Collette Vacations of Pawtucket, Rhode Island, which offered trips to Tibet for the first time this year, has canceled the Tibet portion of an April China trip. Eight other visits to Tibet are planned this year, with about 100 of the 360 anticipated bookings filled, but whether the trips will take place remains uncertain.
"We may need to cancel future trips to Tibet if the situation does not improve," John Galvin, Collette’s chief financial officer, wrote in an e-mail message.
Still, in an unexpected twist, tour operators say that the reports of unrest haven’t scared off travelers and may have, in fact, actually increased interest in Tibet. That wasn’t the case in Myanmar, formerly Burma, after the military government there brutally put down protests led by monks in September. "Travelers were very frightened about heading to Burma while the protests and crackdowns were occurring," said Leslie Overton, general manager at Absolute Travel in New York, which sends 30 to 40 clients to Tibet each year.
But she added: "People who were scheduled to go to Tibet still very much want to go and do not seem concerned about the situation. Obviously, we have to redirect them elsewhere because nobody can get entry permits for Tibet, but I do think it’s interesting that the current events seem to have actually stimulated interest in the destination rather than discouraged it."
Tour operators who have canceled trips to Tibet are generally offering customers the option to visit another destination, like Nepal, get a full refund or postpone their trips. Indeed, many companies are holding out hope that Tibet will reopen to travelers soon, since the high season runs to October.
San Francisco-based Geographic Expeditions, for example, has not canceled its summer or fall excursions. Travcoa, a luxury tour operator in Newport Beach, California, which introduced three Tibet tours this year, canceled its April trip but not its August one though it is advising customers for the August trip to hold off on purchasing nonrefundable airline tickets.

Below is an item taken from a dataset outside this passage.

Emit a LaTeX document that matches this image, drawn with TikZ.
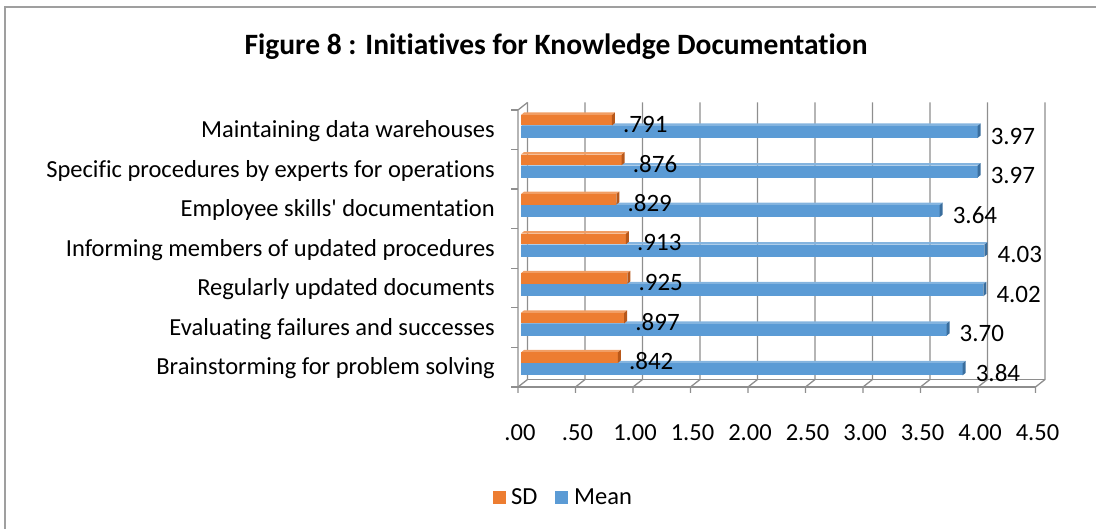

GLOBUS, which has 18 Tibet trips planned this year (up from 16 last year and 8 in 2006), restructured its March trip and offered customers the option to cancel, reschedule or continue on without seeing Tibet. But it’s holding off on making adjustments to scheduled trips, in hopes that Tibet opens up again.
Still, the crackdown in Tibet has raised ethical questions about future travel to the region. On the one hand, tourism can be seen as providing legitimacy to China’s response. On the other hand, visiting is a way to learn more about what’s happened in Tibet and educating others about its culture.
Travel companies say that not visiting Tibet is the wrong approach. Geographic Expeditions offers an essay on its Web site by a staff member, Tom Cole, saying that travel to Tibet can encourage human rights.
"Renegade governments often clean up their act when they know the outside world is watching," wrote Cole, who first visited Tibet in 1980. Furthermore, he added, travelers "almost invariably come home eager to help, not forget, those people."
Human Rights Watch doesn’t have a position on whether tourists should visit Tibet, but says that visitors should be aware of possible human rights abuses. "We call it being an informed traveler," said Minky Worden, media director at Human Rights Watch in New York.
Consider where your tourist dollars are going, she said: "Are you staying in a resort owned by the military? Are you funding the military in an oppressed country?"
Julene Lavelli, a social worker from Chicago, who was planning to tour Tibet this month through Globus, said, "I’m very disappointed we’re not going." Instead, she left on a three-week journey through China that included a cruise down the Yangtze, a visit to the giant panda breeding research base in Chengdu and sightseeing in Beijing. But she hasn’t given up on visiting Tibet.
"Maybe I’ll try to go again from the Indian side of the border in a couple years," she said.